A. J. Price, a regional spokesman for United States Customs and Border Protection, defended the work of the area’s officers. “We are constantly criticized for doing our job, and that’s just part of our job,” Mr. Price said.

Local officials and residents say that beginning about 2006, federal officials stepped up their enforcement of immigration laws in western New York.

Farmers and other residents said the push created a climate of fear in communities whose economies depend on migrant laborers, many of them illegal immigrants.

The Obama administration has moved to a less confrontational policy at work sites, focusing on employers. But Customs and Border Protection, which does not conduct work-site inspections, had not changed its strategy in New York, Mr. Price said.

The latest flare-up began with a boat trip on June 12. A local farmer, Robert Norris, decided to take a Mexican employee and relatives of another worker for a spin on Lake Ontario, Ms. Hoffman-Broach said.

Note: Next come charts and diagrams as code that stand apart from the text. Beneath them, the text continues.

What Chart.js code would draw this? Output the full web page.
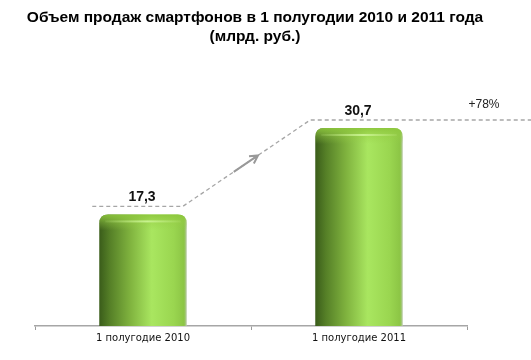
<!DOCTYPE html>
<html>
<head>
<meta charset="utf-8">
<script src="https://cdn.jsdelivr.net/npm/chart.js@4.4.1/dist/chart.umd.min.js"></script>
<style>
  html, body { margin: 0; padding: 0; background: #ffffff; }
  #wrap { width: 531px; height: 360px; }
</style>
</head>
<body>
<div id="wrap"><canvas id="c" width="531" height="360"></canvas></div>
<script>
const categories = ['1 полугодие 2010', '1 полугодие 2011'];
const salesValues = [17.3, 30.7];
const valueLabels = ['17,3', '30,7'];
const titleLines = ['Объем продаж смартфонов в 1 полугодии 2010 и 2011 года', '(млрд. руб.)'];
const growthLabel = '+78%';

function capPath(ctx, l, t, w, b, r) {
  ctx.beginPath();
  ctx.moveTo(l, b);
  ctx.lineTo(l, t + r);
  ctx.quadraticCurveTo(l, t, l + r, t);
  ctx.lineTo(l + w - r, t);
  ctx.quadraticCurveTo(l + w, t, l + w, t + r);
  ctx.lineTo(l + w, b);
  ctx.closePath();
}

const titlePlugin = {
  id: 'customTitle',
  afterDraw(chart) {
    const ctx = chart.ctx;
    ctx.save();
    ctx.fillStyle = '#000000';
    ctx.font = 'bold 15.5px "Liberation Sans", Arial, sans-serif';
    ctx.textAlign = 'center';
    ctx.textBaseline = 'middle';
    titleLines.forEach((line, i) => ctx.fillText(line, 255, 18 + i * 19));
    ctx.restore();
  }
};

const cylinderPlugin = {
  id: 'cylinder',
  afterDatasetsDraw(chart) {
    const ctx = chart.ctx;
    const meta = chart.getDatasetMeta(0);
    meta.data.forEach(bar => {
      const l = bar.x - bar.width / 2, w = bar.width, t = bar.y, b = bar.base;
      ctx.save();
      const g = ctx.createLinearGradient(l, 0, l + w, 0);
      g.addColorStop(0, '#3a5c1a');
      g.addColorStop(0.12, '#557f27');
      g.addColorStop(0.35, '#7fb23e');
      g.addColorStop(0.6, '#a9e660');
      g.addColorStop(0.85, '#9ad650');
      g.addColorStop(0.97, '#8cc545');
      g.addColorStop(1, '#b9c9a8');
      capPath(ctx, l, t, w, b, 9);
      ctx.fillStyle = g;
      ctx.fill();
      const cg = ctx.createLinearGradient(0, t, 0, t + 16);
      cg.addColorStop(0, 'rgba(140,198,60,0.9)');
      cg.addColorStop(0.5, 'rgba(150,205,70,0.4)');
      cg.addColorStop(1, 'rgba(150,205,70,0)');
      capPath(ctx, l, t, w, t + 16, 9);
      ctx.fillStyle = cg;
      ctx.fill();
      const hg = ctx.createLinearGradient(l, 0, l + w, 0);
      hg.addColorStop(0, 'rgba(200,240,140,0)');
      hg.addColorStop(0.55, 'rgba(205,245,150,0.9)');
      hg.addColorStop(1, 'rgba(200,240,140,0)');
      ctx.fillStyle = hg;
      ctx.fillRect(l + 6, t + 6, w - 12, 2);
      ctx.restore();
    });
  }
};

const annotationPlugin = {
  id: 'annot',
  afterDraw(chart) {
    const ctx = chart.ctx;
    const meta = chart.getDatasetMeta(0);
    const b1 = meta.data[0], b2 = meta.data[1];
    const y1 = b1.y - 8, y2 = b2.y - 8;
    const x1a = b1.x - b1.width / 2 - 7, x1b = b1.x + b1.width / 2 - 4;
    const x2a = b2.x - b2.width / 2 - 5;
    ctx.save();
    ctx.strokeStyle = '#a6a6a6';
    ctx.lineWidth = 1.3;
    ctx.setLineDash([4, 3]);
    ctx.beginPath();
    ctx.moveTo(x1a, y1);
    ctx.lineTo(x1b, y1);
    ctx.lineTo(x2a, y2);
    ctx.lineTo(chart.width, y2);
    ctx.stroke();
    ctx.setLineDash([]);
    const f0 = 0.4, f1 = 0.59;
    const ax0 = x1b + (x2a - x1b) * f0, ay0 = y1 + (y2 - y1) * f0;
    const ax1 = x1b + (x2a - x1b) * f1, ay1 = y1 + (y2 - y1) * f1;
    ctx.strokeStyle = '#999999';
    ctx.lineWidth = 2;
    ctx.beginPath();
    ctx.moveTo(ax0, ay0);
    ctx.lineTo(ax1, ay1);
    const ang = Math.atan2(ay1 - ay0, ax1 - ax0);
    const hl = 9;
    ctx.moveTo(ax1 - hl * Math.cos(ang - 0.5), ay1 - hl * Math.sin(ang - 0.5));
    ctx.lineTo(ax1, ay1);
    ctx.lineTo(ax1 - hl * Math.cos(ang + 0.5), ay1 - hl * Math.sin(ang + 0.5));
    ctx.stroke();
    ctx.fillStyle = '#111111';
    ctx.font = 'bold 14px "Liberation Sans", Arial, sans-serif';
    ctx.textAlign = 'center';
    ctx.textBaseline = 'middle';
    meta.data.forEach((bar, i) => {
      ctx.fillText(valueLabels[i], bar.x - 1, bar.y - 17);
    });
    ctx.font = '12px "Liberation Sans", Arial, sans-serif';
    ctx.fillStyle = '#222222';
    ctx.fillText(growthLabel, 484, y2 - 15);
    ctx.restore();
  }
};

new Chart(document.getElementById('c'), {
  type: 'bar',
  data: {
    labels: categories,
    datasets: [{
      data: salesValues,
      backgroundColor: 'rgba(0,0,0,0)',
      borderWidth: 0,
      barPercentage: 0.81,
      categoryPercentage: 0.5
    }]
  },
  options: {
    responsive: false,
    animation: false,
    layout: { padding: { left: 35, right: 64, top: 68, bottom: 14 } },
    plugins: {
      legend: { display: false },
      tooltip: { enabled: false },
      title: { display: false }
    },
    scales: {
      x: {
        grid: { display: true, drawOnChartArea: false, drawTicks: true, tickLength: 4, offset: true, color: '#9a9a9a' },
        border: { display: true, color: '#a6a6a6', width: 1.5 },
        ticks: { color: '#111111', font: { family: '"DejaVu Sans", Verdana, sans-serif', size: 10 }, padding: 2 }
      },
      y: {
        display: false,
        min: 0,
        max: 40
      }
    }
  },
  plugins: [cylinderPlugin, annotationPlugin, titlePlugin]
});
</script>
</body>
</html>
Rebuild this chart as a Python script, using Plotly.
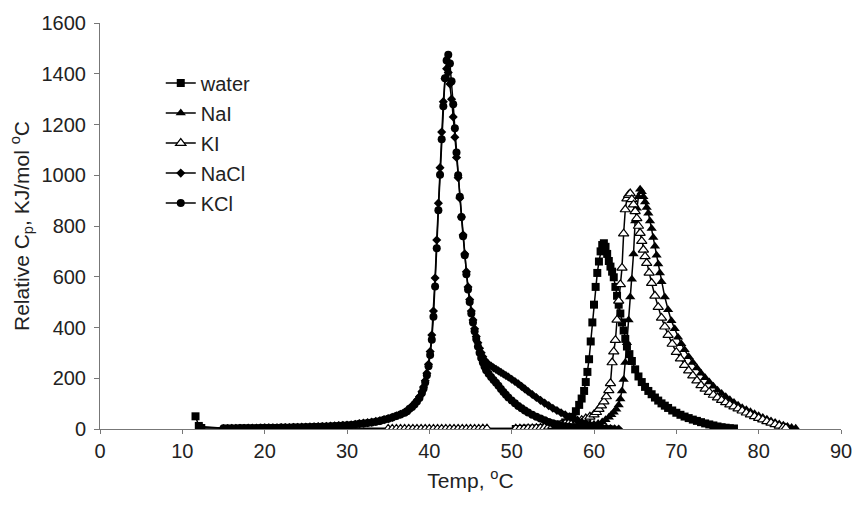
import plotly.graph_objects as go

# Relative heat capacity scans (Temp in degC, Cp in KJ/mol degC)
WATER = [
    (11.6, 50), (12.0, 12), (12.3, 4),
    (50.5, 0), (51.0, 0), (51.5, 1), (52.0, 1), (52.5, 1), (53.0, 2), (53.5, 2),
    (54.0, 3), (54.5, 5), (55.0, 8), (55.5, 12), (56.0, 18), (56.5, 26), (57.0, 36),
    (57.4, 48), (57.8, 70), (58.2, 95), (58.5, 120), (58.8, 150), (59.0, 185),
    (59.2, 225), (59.4, 275), (59.6, 345), (59.8, 420), (60.0, 490), (60.2, 560),
    (60.4, 615), (60.6, 660), (60.8, 700), (61.0, 725), (61.2, 732), (61.4, 718),
    (61.6, 690), (61.8, 662), (62.0, 640), (62.2, 620), (62.4, 598), (62.6, 560),
    (62.8, 525), (63.0, 490), (63.2, 455), (63.4, 420), (63.6, 388), (63.8, 355),
    (64.0, 325), (64.3, 295), (64.6, 268), (65.0, 235), (65.4, 207), (65.8, 185),
    (66.2, 166), (66.6, 150), (67.0, 137), (67.4, 124), (67.8, 112), (68.2, 101),
    (68.6, 92), (69.0, 83), (69.5, 73), (70.0, 64), (70.5, 56), (71.0, 49),
    (71.5, 43), (72.0, 37), (72.5, 32), (73.0, 27), (73.5, 22), (74.0, 18),
    (74.5, 14), (75.0, 10), (75.5, 7), (76.0, 5), (76.5, 3), (77.0, 2),
]

NAI = [
    (43.0, 0), (43.5, 0), (44.0, 0), (44.5, 0), (45.0, 0), (45.5, 0), (46.0, 0),
    (46.5, 0), (47.0, 0),
    (50.5, 0), (51.0, 0), (51.5, 0), (52.0, 1), (52.5, 1), (53.0, 1), (53.5, 2),
    (54.0, 2), (54.5, 3), (55.0, 3), (55.5, 4), (56.0, 5), (56.5, 6), (57.0, 7),
    (57.5, 9), (58.0, 11), (58.5, 13), (59.0, 15), (59.5, 17), (60.0, 19),
    (60.5, 22), (61.0, 28), (61.4, 36), (61.8, 46), (62.1, 56), (62.4, 66),
    (62.7, 78), (63.0, 95), (63.2, 118), (63.4, 150), (63.6, 195), (63.8, 262),
    (64.0, 340), (64.2, 430), (64.4, 520), (64.6, 590), (64.8, 690), (65.0, 820),
    (65.2, 870), (65.4, 915), (65.6, 945), (65.8, 935), (66.0, 915), (66.2, 895),
    (66.4, 873), (66.6, 850), (66.8, 820), (67.0, 790), (67.2, 755), (67.4, 720),
    (67.6, 685), (67.8, 650), (68.0, 615), (68.2, 580), (68.6, 520), (69.0, 470),
    (69.4, 427), (69.8, 395), (70.2, 362), (70.6, 336), (71.0, 312), (71.5, 285),
    (72.0, 262), (72.5, 240), (73.0, 220), (73.5, 202), (74.0, 185), (74.5, 168),
    (75.0, 153), (75.5, 140), (76.0, 127), (76.5, 115), (77.0, 104), (77.5, 94),
    (78.0, 84), (78.5, 76), (79.0, 68), (79.5, 60), (80.0, 52), (80.5, 45),
    (81.0, 38), (81.5, 32), (82.0, 26), (82.5, 20), (83.0, 15), (83.5, 10),
    (84.0, 6), (84.5, 3),
]

KI = [
    (35.0, 0), (35.5, 0), (36.0, 0), (36.5, 0), (37.0, 0), (37.5, 0), (38.0, 0),
    (38.5, 0), (39.0, 0), (39.5, 0), (40.0, 0), (40.5, 0), (41.0, 0), (41.5, 0),
    (42.0, 0), (42.5, 0), (43.0, 0), (43.5, 0), (44.0, 0), (44.5, 0), (45.0, 0),
    (45.5, 0), (46.0, 0), (46.5, 1), (47.0, 1),
    (50.5, 1), (51.0, 1), (51.5, 1), (52.0, 2), (52.5, 2), (53.0, 3), (53.5, 4),
    (54.0, 6), (54.5, 8), (55.0, 11), (55.5, 14), (56.0, 17), (56.5, 21),
    (57.0, 25), (57.5, 29), (58.0, 32), (58.5, 35), (59.0, 41), (59.5, 48),
    (60.0, 57), (60.3, 66), (60.6, 78), (60.9, 92), (61.2, 108), (61.5, 128),
    (61.8, 152), (62.0, 180), (62.2, 262), (62.4, 305), (62.6, 350), (62.8, 430),
    (63.0, 505), (63.2, 570), (63.4, 635), (63.6, 770), (63.8, 865), (64.0, 908),
    (64.2, 922), (64.4, 928), (64.6, 905), (64.8, 884), (65.0, 858), (65.2, 830),
    (65.4, 800), (65.6, 772), (65.8, 740), (66.0, 706), (66.2, 680), (66.4, 654),
    (66.7, 615), (67.0, 575), (67.4, 525), (67.8, 480), (68.2, 438), (68.6, 403),
    (69.0, 370), (69.5, 335), (70.0, 303), (70.5, 277), (71.0, 252), (71.5, 230),
    (72.0, 210), (72.5, 191), (73.0, 172), (73.5, 158), (74.0, 145), (74.5, 134),
    (75.0, 124), (75.5, 114), (76.0, 105), (76.5, 96), (77.0, 88), (77.5, 80),
    (78.0, 72), (78.5, 64), (79.0, 57), (79.5, 50), (80.0, 43), (80.5, 37),
    (81.0, 30), (81.5, 24), (82.0, 18), (82.5, 12), (83.0, 7), (83.3, 4),
]

NACL = [
    (12.2, 10), (15.0, 2), (15.5, 2), (16.0, 3), (16.5, 3), (17.0, 3), (17.5, 3),
    (18.0, 4), (18.5, 4), (19.0, 4), (19.5, 4), (20.0, 5), (20.5, 5), (21.0, 5),
    (21.5, 5), (22.0, 6), (22.5, 6), (23.0, 6), (23.5, 7), (24.0, 7), (24.5, 8),
    (25.0, 8), (25.5, 9), (26.0, 9), (26.5, 10), (27.0, 10), (27.5, 11),
    (28.0, 12), (28.5, 13), (29.0, 14), (29.5, 15), (30.0, 16), (30.5, 17),
    (31.0, 19), (31.5, 21), (32.0, 23), (32.5, 25), (33.0, 27), (33.5, 30),
    (34.0, 33), (34.5, 37), (35.0, 41), (35.5, 46), (36.0, 52), (36.5, 58),
    (37.0, 66), (37.3, 72), (37.6, 80), (37.9, 89), (38.2, 100), (38.5, 112),
    (38.8, 127), (39.1, 147), (39.3, 166), (39.5, 190), (39.7, 220), (39.9, 255),
    (40.1, 305), (40.3, 370), (40.5, 465), (40.7, 595), (40.9, 745), (41.1, 890),
    (41.3, 1030), (41.5, 1170), (41.7, 1290), (41.9, 1380), (42.1, 1420),
    (42.3, 1405), (42.5, 1360), (42.7, 1300), (42.9, 1230), (43.1, 1150),
    (43.3, 1070), (43.5, 990), (43.7, 910), (43.9, 835), (44.1, 765), (44.3, 690),
    (44.5, 620), (44.7, 560), (44.9, 510), (45.1, 465), (45.3, 430), (45.5, 395),
    (45.7, 365), (45.9, 340), (46.1, 318), (46.3, 300), (46.5, 285), (46.7, 272),
    (46.9, 262), (47.2, 255), (47.5, 248), (47.8, 241), (48.1, 235), (48.4, 229),
    (48.7, 223), (49.0, 217), (49.3, 211), (49.6, 205), (50.0, 196), (50.4, 187),
    (50.8, 178), (51.2, 168), (51.6, 158), (52.0, 148), (52.5, 136), (53.0, 124),
    (53.5, 113), (54.0, 102), (54.5, 92), (55.0, 82), (55.5, 73), (56.0, 64),
    (56.5, 56), (57.0, 48), (57.5, 40), (58.0, 33), (58.5, 27), (59.0, 22),
    (59.5, 17), (60.0, 13), (60.5, 9), (61.0, 6), (61.5, 4), (62.0, 2),
    (62.5, 1), (63.0, 0),
]

KCL = [
    (12.2, 6), (15.0, 3), (15.5, 3), (16.0, 3), (16.5, 3), (17.0, 4), (17.5, 4),
    (18.0, 4), (18.5, 4), (19.0, 4), (19.5, 5), (20.0, 5), (20.5, 5), (21.0, 5),
    (21.5, 5), (22.0, 6), (22.5, 6), (23.0, 6), (23.5, 7), (24.0, 7), (24.5, 7),
    (25.0, 8), (25.5, 8), (26.0, 9), (26.5, 9), (27.0, 10), (27.5, 10),
    (28.0, 11), (28.5, 12), (29.0, 13), (29.5, 14), (30.0, 15), (30.5, 16),
    (31.0, 18), (31.5, 21), (32.0, 22), (32.5, 24), (33.0, 26), (33.5, 29),
    (34.0, 32), (34.5, 36), (35.0, 40), (35.5, 45), (36.0, 51), (36.5, 57),
    (37.0, 64), (37.3, 70), (37.6, 80), (37.9, 87), (38.2, 97), (38.5, 108),
    (38.8, 122), (39.1, 142), (39.3, 160), (39.5, 183), (39.7, 212), (39.9, 247),
    (40.1, 292), (40.3, 352), (40.5, 442), (40.7, 562), (40.9, 712), (41.1, 862),
    (41.3, 1002), (41.5, 1142), (41.7, 1272), (41.9, 1382), (42.1, 1452),
    (42.3, 1475), (42.5, 1440), (42.7, 1370), (42.9, 1280), (43.1, 1185),
    (43.3, 1090), (43.5, 1000), (43.7, 915), (43.9, 835), (44.1, 760), (44.3, 685),
    (44.5, 610), (44.7, 550), (44.9, 500), (45.1, 455), (45.3, 420), (45.5, 385),
    (45.7, 355), (45.9, 325), (46.1, 300), (46.3, 280), (46.5, 262), (46.7, 246),
    (46.9, 232), (47.2, 218), (47.5, 205), (47.8, 193), (48.1, 182), (48.4, 170),
    (48.7, 158), (49.0, 146), (49.3, 135), (49.6, 124), (50.0, 112), (50.4, 101),
    (50.8, 91), (51.2, 82), (51.6, 73), (52.0, 65), (52.5, 56), (53.0, 48),
    (53.5, 41), (54.0, 34), (54.5, 28), (55.0, 23), (55.5, 18), (56.0, 14),
    (56.5, 11), (57.0, 8), (57.5, 6), (58.0, 4), (58.5, 3), (59.0, 2), (59.5, 2),
    (60.0, 1), (60.5, 1), (61.0, 1), (61.5, 0), (62.0, 0),
]

X_TICKS = [0, 10, 20, 30, 40, 50, 60, 70, 80, 90]
Y_TICKS = [0, 200, 400, 600, 800, 1000, 1200, 1400, 1600]

FONT = "Arial, 'Liberation Sans', sans-serif"

series = [
    ("water", WATER, dict(symbol="square", size=8, color="black")),
    ("NaI", NAI, dict(symbol="triangle-up", size=9, color="black")),
    ("KI", KI, dict(symbol="triangle-up", size=9, color="white",
                    line=dict(color="black", width=1.2))),
    ("NaCl", NACL, dict(symbol="diamond", size=7, color="black")),
    ("KCl", KCL, dict(symbol="circle", size=8, color="black")),
]

fig = go.Figure()
for name, pts, marker in series:
    t, cp = zip(*pts)
    fig.add_trace(go.Scatter(
        x=list(t), y=list(cp), name=name, mode="lines+markers",
        line=dict(color="black", width=1.5), marker=marker,
        legendgroup=name,
    ))

axis_common = dict(
    showgrid=False, zeroline=False, showline=True, linecolor="#777777",
    linewidth=1, ticks="outside", tickcolor="#777777",
    tickfont=dict(size=20, color="#222", family=FONT),
)

fig.update_layout(
    width=864, height=516,
    margin=dict(l=100, r=16, t=21, b=87),
    paper_bgcolor="white", plot_bgcolor="white",
    font=dict(family=FONT, color="#222"),
    xaxis=dict(range=[0, 90], tickvals=X_TICKS, ticklen=4,
               title=dict(text="Temp, <sup>o</sup>C", font=dict(size=21),
                          standoff=12),
               **axis_common),
    yaxis=dict(range=[0, 1600], tickvals=Y_TICKS, ticklen=5,
               ticklabelstandoff=4,
               title=dict(text="Relative C<sub>p</sub>, KJ/mol <sup>o</sup>C",
                          font=dict(size=21), standoff=6),
               **axis_common),
    legend=dict(x=0.082, y=0.90, xanchor="left", yanchor="top",
                font=dict(size=20, family=FONT, color="#222"),
                bgcolor="rgba(0,0,0,0)", traceorder="grouped",
                tracegroupgap=1, itemwidth=30),
    showlegend=True,
)

fig.write_html("out.html")
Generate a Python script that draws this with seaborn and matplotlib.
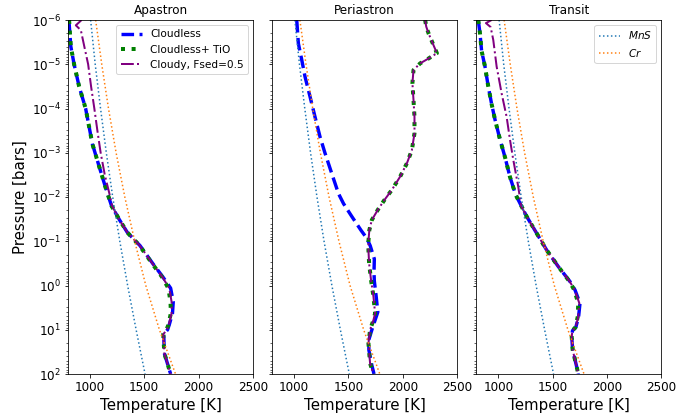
import numpy as np
import pandas as pd
import matplotlib
matplotlib.use("Agg")
import matplotlib.pyplot as plt
import seaborn as sns

# ---------------- data ----------------
panel_titles = ["Apastron", "Periastron", "Transit"]
series_labels = ["Cloudless", "Cloudless+ TiO", "Cloudy, Fsed=0.5"]
cond_labels = ["$MnS$", "$Cr$"]
x_ticks = [1000, 1500, 2000, 2500]

# condensation curves (log10 P [bar], T [K])
cond_logp = [-6, -5, -4, -3, -2, -1, 0, 1, 2]
mns_T = [1008, 1050, 1099, 1152, 1211, 1276, 1348, 1426, 1508]
cr_T = [1054, 1110, 1172, 1242, 1322, 1413, 1515, 1640, 1788]

# Apastron
apa_logp = [-6.0, -5.4, -5.0, -4.5, -4.0, -3.2, -2.7, -2.2, -1.8, -1.5, -1.2, -0.9,
            -0.5, -0.2, 0.06, 0.37, 0.63, 0.89, 1.0, 1.1, 1.53, 2.0]
apa_cloudless_T = [808, 826, 856, 902, 962, 1024, 1085, 1147, 1200, 1269, 1345, 1462,
                   1578, 1670, 1743, 1767, 1760, 1730, 1715, 1680, 1685, 1743]
apa_tio_T = [810, 826, 856, 902, 962, 1024, 1085, 1147, 1200, 1269, 1345, 1458,
             1572, 1662, 1722, 1742, 1745, 1722, 1705, 1675, 1685, 1743]
apa_cloudy_logp = [-6.0, -5.88, -5.77, -5.4, -5.0, -4.5, -4.0, -3.5, -3.0, -2.5, -2.1,
                   -1.8, -1.5, -1.2, -0.9, -0.5, -0.2, 0.06, 0.37, 0.63, 0.89, 1.0,
                   1.1, 1.53, 2.0]
apa_cloudy_T = [925, 872, 918, 950, 985, 1012, 1042, 1070, 1100, 1138, 1178,
                1205, 1269, 1345, 1460, 1575, 1665, 1730, 1752, 1752, 1725, 1708,
                1676, 1685, 1743]

# Periastron
per_cloudless_logp = [-6.0, -5.47, -5.1, -4.72, -4.27, -3.81, -3.36, -2.99, -2.53,
                      -2.08, -1.85, -1.56, -1.25, -1.07, -0.9, -0.6, -0.3, -0.1,
                      0.25, 0.6, 0.95, 1.23, 1.46, 1.8, 2.0]
per_cloudless_T = [1025, 1040, 1071, 1101, 1147, 1193, 1239, 1285, 1347,
                   1408, 1455, 1531, 1615, 1668, 1700, 1738, 1735, 1738,
                   1755, 1770, 1722, 1687, 1688, 1715, 1735]
per_hot_logp = [-6.0, -5.85, -5.7, -5.47, -5.25, -5.13, -5.02, -4.87, -4.57, -4.19,
                -3.81, -3.44, -3.06, -2.76, -2.46, -2.16, -1.93, -1.71, -1.48, -1.25,
                -1.0, -0.8, -0.5, -0.12, 0.25, 0.63, 0.78, 1.0, 1.31, 1.76, 2.0]
per_tio_T = [2205, 2215, 2236, 2275, 2313, 2236, 2159, 2098, 2088, 2098,
             2107, 2107, 2083, 2037, 1975, 1899, 1830, 1770, 1715, 1692,
             1684, 1684, 1690, 1708, 1730, 1745, 1730, 1699, 1684, 1699, 1730]
per_cloudy_T = [2205, 2215, 2236, 2275, 2313, 2236, 2159, 2098, 2088, 2098,
                2107, 2107, 2083, 2037, 1975, 1899, 1830, 1770, 1715, 1692,
                1684, 1684, 1690, 1708, 1730, 1745, 1730, 1699, 1684, 1699, 1730]

# Transit
tr_logp = [-6.0, -5.7, -5.3, -4.95, -4.5, -4.1, -3.75, -3.3, -2.9, -2.45, -2.05,
           -1.56, -1.18, -0.8, -0.43, -0.09, 0.10, 0.40, 0.71, 0.95, 1.02, 1.16,
           1.46, 1.83, 2.0]
tr_cloudless_T = [816, 832, 847, 878, 908, 939, 970, 1016, 1062, 1108, 1160,
                  1261, 1353, 1445, 1551, 1659, 1705, 1751, 1738, 1712, 1682, 1675,
                  1684, 1720, 1735]
tr_tio_T = [816, 832, 847, 878, 908, 939, 970, 1016, 1062, 1108, 1160,
            1261, 1353, 1445, 1551, 1655, 1698, 1735, 1730, 1708, 1680, 1675,
            1684, 1720, 1735]
tr_cloudy_logp = [-6.0, -5.93, -5.84, -5.55, -4.95, -4.34, -3.81, -3.29, -2.84,
                  -2.23, -1.8, -1.56, -1.18, -0.8, -0.43, -0.09, 0.10, 0.40, 0.71,
                  0.95, 1.02, 1.16, 1.46, 1.83, 2.0]
tr_cloudy_T = [939, 887, 930, 954, 985, 1031, 1077, 1108, 1138,
               1184, 1210, 1261, 1353, 1445, 1551, 1657, 1702, 1745, 1735,
               1710, 1681, 1675, 1684, 1720, 1735]

panels = [
    [(apa_logp, apa_cloudless_T), (apa_logp, apa_tio_T), (apa_cloudy_logp, apa_cloudy_T)],
    [(per_cloudless_logp, per_cloudless_T), (per_hot_logp, per_tio_T), (per_hot_logp, per_cloudy_T)],
    [(tr_logp, tr_cloudless_T), (tr_logp, tr_tio_T), (tr_cloudy_logp, tr_cloudy_T)],
]

# ---------------- styling ----------------
series_styles = [
    dict(color="blue", linestyle="--", linewidth=3.4),
    dict(color="green", linestyle=":", linewidth=4),
    dict(color="purple", linestyle="-.", linewidth=2),
]
cond_styles = [
    dict(color="tab:blue", linestyle=":", linewidth=1.5),
    dict(color="tab:orange", linestyle=":", linewidth=1.5),
]

DPI = 72
fig = plt.figure(figsize=(699 / DPI, 417 / DPI), dpi=DPI)
axes = fig.subplots(1, 3, sharey=True)
fig.subplots_adjust(left=68 / 699, right=661.5 / 699, bottom=1 - 374 / 417,
                    top=1 - 20 / 417, wspace=0.104)

for i, ax in enumerate(axes):
    handles = []
    for (lp, T), lab, st in zip(panels[i], series_labels, series_styles):
        df = pd.DataFrame({"T": T, "P": 10.0 ** np.asarray(lp)})
        sns.lineplot(data=df, x="T", y="P", sort=False, estimator=None,
                     ax=ax, label=lab, legend=False, **st)
        handles.append(ax.lines[-1])
    chandles = []
    for T, lab, st in zip([mns_T, cr_T], cond_labels, cond_styles):
        df = pd.DataFrame({"T": T, "P": 10.0 ** np.asarray(cond_logp)})
        sns.lineplot(data=df, x="T", y="P", sort=False, estimator=None,
                     ax=ax, label=lab, legend=False, **st)
        chandles.append(ax.lines[-1])

    ax.set_yscale("log")
    ax.set_xlim(800, 2500)
    ax.set_xticks(x_ticks)
    ax.set_title(panel_titles[i], fontsize=12)
    ax.set_xlabel("Temperature [K]", fontsize=15)
    ax.set_ylabel("")
    ax.tick_params(labelsize=12)
    leg = ax.get_legend()
    if leg is not None:
        leg.remove()
    if i == 0:
        ax.legend(handles=handles, labels=series_labels, loc="upper right", fontsize=10.5)
    if i == 2:
        ax.legend(handles=chandles, labels=cond_labels, loc="upper right", fontsize=10.5)

axes[0].set_ylim(1e2, 1e-6)
axes[0].set_ylabel("Pressure [bars]", fontsize=15)

fig.savefig("out.png", dpi=DPI)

Federal agents stopped the boat because it had too many people on board, Mr. Price said. When some of the passengers were unable to produce documentation proving they were citizens or legal immigrants, he said, they were detained. All but one was eventually released, The Star reported.

The article about the arrests, posted on June 16, led to a torrent of angry Web postings. One, sent from a fake e-mail address, said, “watcha doing to mi wifey, no checky her papeles. she no legal, but she havey benifit card.”

A response, which carried a Homeland Security Internet protocol address, read: “That sounds like my boyfriend. Leave him alones and get your own. My boyfriend works sometimes but he is really good at getting FREE benefits from the Federal and State government.”

Another post, apparently sent from a separate computer linked to Homeland Security, read in part: “These farmers have a problem because the gravy train that they were riding for soooooo long is being brought to light.”

The newspaper removed the posts. It also reported that it had discovered others, dating to last year, that appeared to have come from computers affiliated with Homeland Security.